Figure scripts:
--- --- ---

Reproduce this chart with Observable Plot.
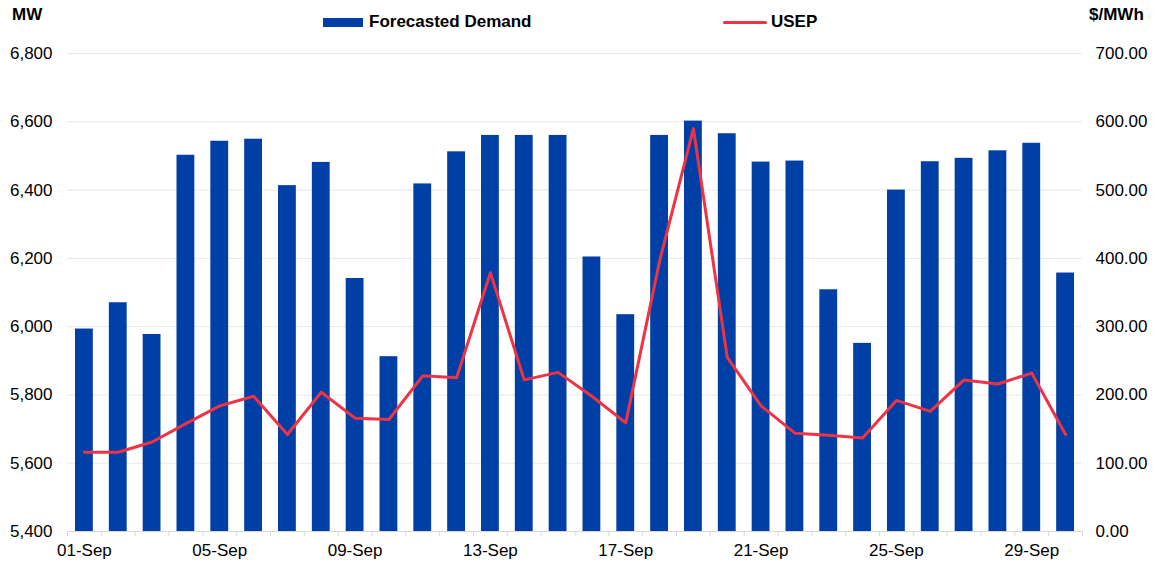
<!DOCTYPE html>
<html>
<head>
<meta charset="utf-8">
<script src="https://cdn.jsdelivr.net/npm/d3@7"></script>
<script src="https://cdn.jsdelivr.net/npm/@observablehq/plot@0.6"></script>
<style>
  html, body { margin: 0; padding: 0; background: #fff; }
  #wrap { position: relative; width: 1156px; height: 564px; font-family: "Liberation Sans", Arial, sans-serif; }
  .lbl { position: absolute; font-weight: bold; font-size: 17px; line-height: 19px; color: #000; white-space: nowrap; }
  .sw { position: absolute; }
</style>
</head>
<body>
<div id="wrap"></div>
<script>
const days = d3.range(1, 31);
const dayLabels = days.map(d => String(d).padStart(2, "0") + "-Sep");
const demand = [5993, 6070, 5977, 6502, 6543, 6549, 6413, 6481, 6141, 5912,
                6418, 6512, 6560, 6560, 6560, 6204, 6035, 6560, 6602, 6565,
                6482, 6485, 6108, 5951, 6400, 6483, 6493, 6515, 6537, 6157];
const usep = [116, 116, 131, 158, 184, 198, 142, 204, 166, 164,
              228, 225, 379, 222, 233, 198, 159, 396, 590, 255,
              184, 144, 141, 137, 192, 176, 222, 216, 232, 142];
const mwTicks = [5400, 5600, 5800, 6000, 6200, 6400, 6600, 6800];
const labelDays = [1, 5, 9, 13, 17, 21, 25, 29];

const MW0 = 5400, RATIO = 2; // 1400 MW span <-> 700 $/MWh span
const rows = days.map((d, i) => ({day: d, label: dayLabels[i], mw: demand[i], usep: usep[i], price: MW0 + usep[i] * RATIO}));
const bounds = d3.range(0.5, 31, 1);

const plot = Plot.plot({
  width: 1156,
  height: 564,
  marginLeft: 67,
  marginRight: 74,
  marginTop: 53,
  marginBottom: 33,
  style: {fontFamily: "Liberation Sans, Arial, sans-serif", fontSize: "17px", color: "#000", background: "#fff"},
  x: {type: "linear", domain: [0.5, 30.5]},
  y: {domain: [5400, 6800]},
  marks: [
    Plot.gridY(mwTicks, {stroke: "#e8e8e8", strokeOpacity: 1, strokeWidth: 1}),
    Plot.rectY(rows, {x1: d => d.day - 0.5, x2: d => d.day + 0.5, y1: MW0, y2: "mw", fill: "#0040a6", insetLeft: 8, insetRight: 8}),
    Plot.line(rows, {x: "day", y: "price", stroke: "#ee3344", strokeWidth: 3, strokeLinejoin: "round"}),
    Plot.ruleY([MW0], {stroke: "#d9d9d9", strokeWidth: 1}),
    Plot.axisY(mwTicks, {anchor: "left", tickSize: 0, tickPadding: 15, tickFormat: d3.format(","), label: null}),
    Plot.axisY(mwTicks, {anchor: "right", tickSize: 0, tickPadding: 13, tickFormat: d => ((d - MW0) / RATIO).toFixed(2), textAnchor: "start", label: null}),
    Plot.axisX(bounds, {anchor: "bottom", tickSize: 5, stroke: "#d9d9d9", tickFormat: () => "", label: null}),
    Plot.axisX(labelDays, {anchor: "bottom", tickSize: 0, tickPadding: 12, tickFormat: d => dayLabels[d - 1], label: null})
  ]
});
const wrap = document.getElementById("wrap");
wrap.appendChild(plot);

function add(html, cls, style) {
  const el = document.createElement("div");
  el.className = cls;
  el.innerHTML = html;
  Object.assign(el.style, style);
  wrap.appendChild(el);
}
add("MW", "lbl", {left: "12px", top: "5px"});
add("$/MWh", "lbl", {left: "1089px", top: "5px"});
add("", "sw", {left: "323px", top: "18px", width: "40px", height: "8.5px", background: "#0040a6"});
add("Forecasted Demand", "lbl", {left: "369px", top: "12px"});
add("", "sw", {left: "723px", top: "20.5px", width: "44px", height: "3px", background: "#ee3344", borderRadius: "2px"});
add("USEP", "lbl", {left: "771px", top: "12px"});
</script>
</body>
</html>
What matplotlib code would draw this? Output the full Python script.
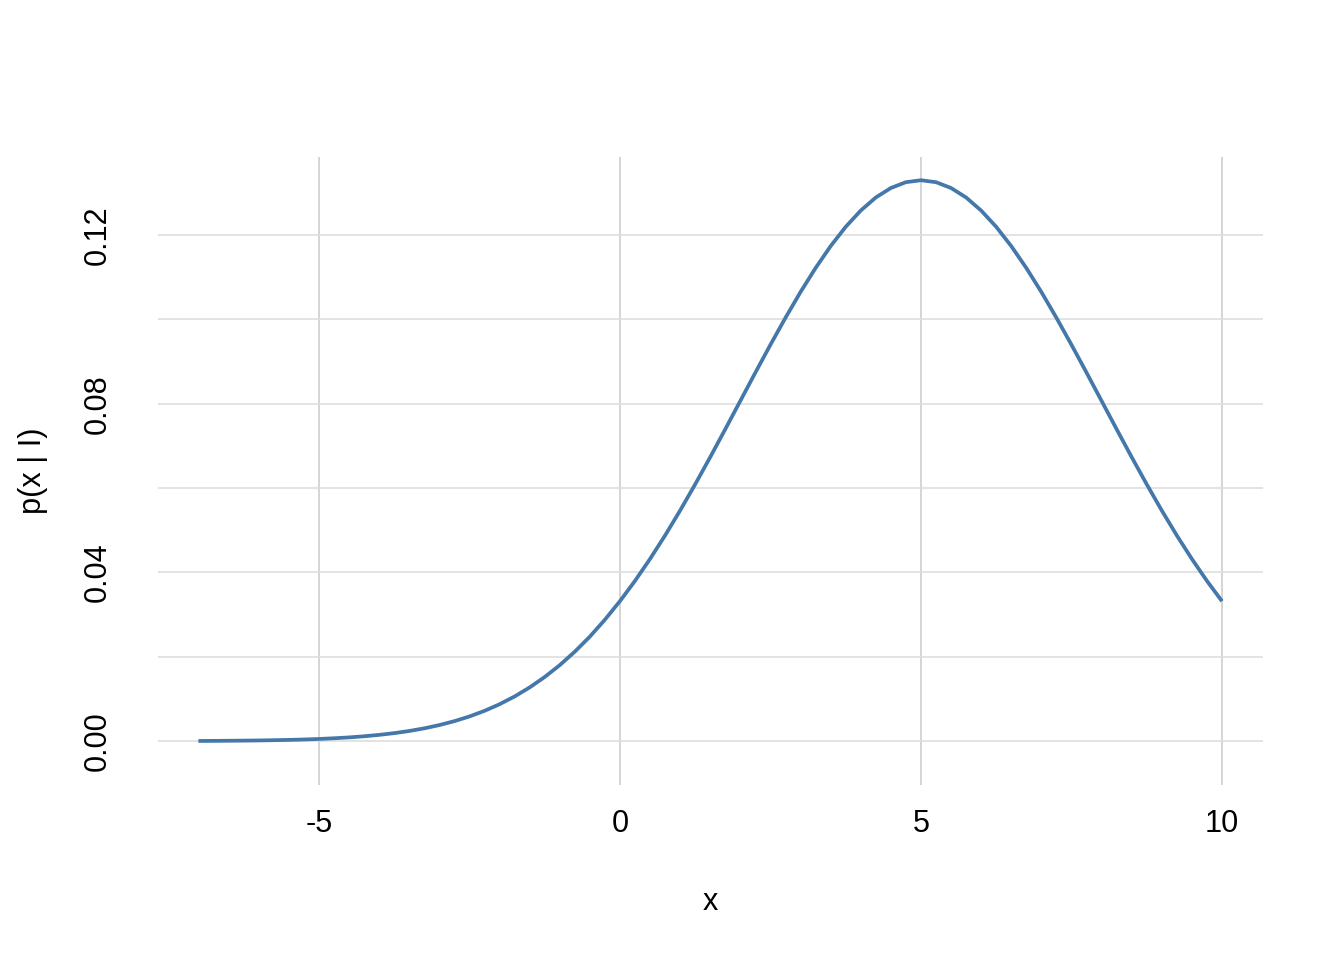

--- --- ---

JOB:
Copy the data exactly. Any picture it contains is to be omitted.

WORKED ANSWER:
Reproduce this chart with Observable Plot.
<!DOCTYPE html>
<html>
<head>
<meta charset="utf-8">
<script src="https://cdn.jsdelivr.net/npm/d3@7"></script>
<script src="https://cdn.jsdelivr.net/npm/@observablehq/plot@0.6"></script>
<style>
  html, body { margin: 0; padding: 0; background: #fff; }
  #wrap { position: relative; width: 1156px; height: 564px; font-family: "Liberation Sans", Arial, sans-serif; }
  .lbl { position: absolute; font-weight: bold; font-size: 17px; line-height: 19px; color: #000; white-space: nowrap; }
  .sw { position: absolute; }
</style>
</head>
<body>
<div id="wrap"></div>
<script>
const days = d3.range(1, 31);
const dayLabels = days.map(d => String(d).padStart(2, "0") + "-Sep");
const demand = [5993, 6070, 5977, 6502, 6543, 6549, 6413, 6481, 6141, 5912,
                6418, 6512, 6560, 6560, 6560, 6204, 6035, 6560, 6602, 6565,
                6482, 6485, 6108, 5951, 6400, 6483, 6493, 6515, 6537, 6157];
const usep = [116, 116, 131, 158, 184, 198, 142, 204, 166, 164,
              228, 225, 379, 222, 233, 198, 159, 396, 590, 255,
              184, 144, 141, 137, 192, 176, 222, 216, 232, 142];
const mwTicks = [5400, 5600, 5800, 6000, 6200, 6400, 6600, 6800];
const labelDays = [1, 5, 9, 13, 17, 21, 25, 29];

const MW0 = 5400, RATIO = 2; // 1400 MW span <-> 700 $/MWh span
const rows = days.map((d, i) => ({day: d, label: dayLabels[i], mw: demand[i], usep: usep[i], price: MW0 + usep[i] * RATIO}));
const bounds = d3.range(0.5, 31, 1);

const plot = Plot.plot({
  width: 1156,
  height: 564,
  marginLeft: 67,
  marginRight: 74,
  marginTop: 53,
  marginBottom: 33,
  style: {fontFamily: "Liberation Sans, Arial, sans-serif", fontSize: "17px", color: "#000", background: "#fff"},
  x: {type: "linear", domain: [0.5, 30.5]},
  y: {domain: [5400, 6800]},
  marks: [
    Plot.gridY(mwTicks, {stroke: "#e8e8e8", strokeOpacity: 1, strokeWidth: 1}),
    Plot.rectY(rows, {x1: d => d.day - 0.5, x2: d => d.day + 0.5, y1: MW0, y2: "mw", fill: "#0040a6", insetLeft: 8, insetRight: 8}),
    Plot.line(rows, {x: "day", y: "price", stroke: "#ee3344", strokeWidth: 3, strokeLinejoin: "round"}),
    Plot.ruleY([MW0], {stroke: "#d9d9d9", strokeWidth: 1}),
    Plot.axisY(mwTicks, {anchor: "left", tickSize: 0, tickPadding: 15, tickFormat: d3.format(","), label: null}),
    Plot.axisY(mwTicks, {anchor: "right", tickSize: 0, tickPadding: 13, tickFormat: d => ((d - MW0) / RATIO).toFixed(2), textAnchor: "start", label: null}),
    Plot.axisX(bounds, {anchor: "bottom", tickSize: 5, stroke: "#d9d9d9", tickFormat: () => "", label: null}),
    Plot.axisX(labelDays, {anchor: "bottom", tickSize: 0, tickPadding: 12, tickFormat: d => dayLabels[d - 1], label: null})
  ]
});
const wrap = document.getElementById("wrap");
wrap.appendChild(plot);

function add(html, cls, style) {
  const el = document.createElement("div");
  el.className = cls;
  el.innerHTML = html;
  Object.assign(el.style, style);
  wrap.appendChild(el);
}
add("MW", "lbl", {left: "12px", top: "5px"});
add("$/MWh", "lbl", {left: "1089px", top: "5px"});
add("", "sw", {left: "323px", top: "18px", width: "40px", height: "8.5px", background: "#0040a6"});
add("Forecasted Demand", "lbl", {left: "369px", top: "12px"});
add("", "sw", {left: "723px", top: "20.5px", width: "44px", height: "3px", background: "#ee3344", borderRadius: "2px"});
add("USEP", "lbl", {left: "771px", top: "12px"});
</script>
</body>
</html>
What matplotlib code would draw this? Output the full Python script.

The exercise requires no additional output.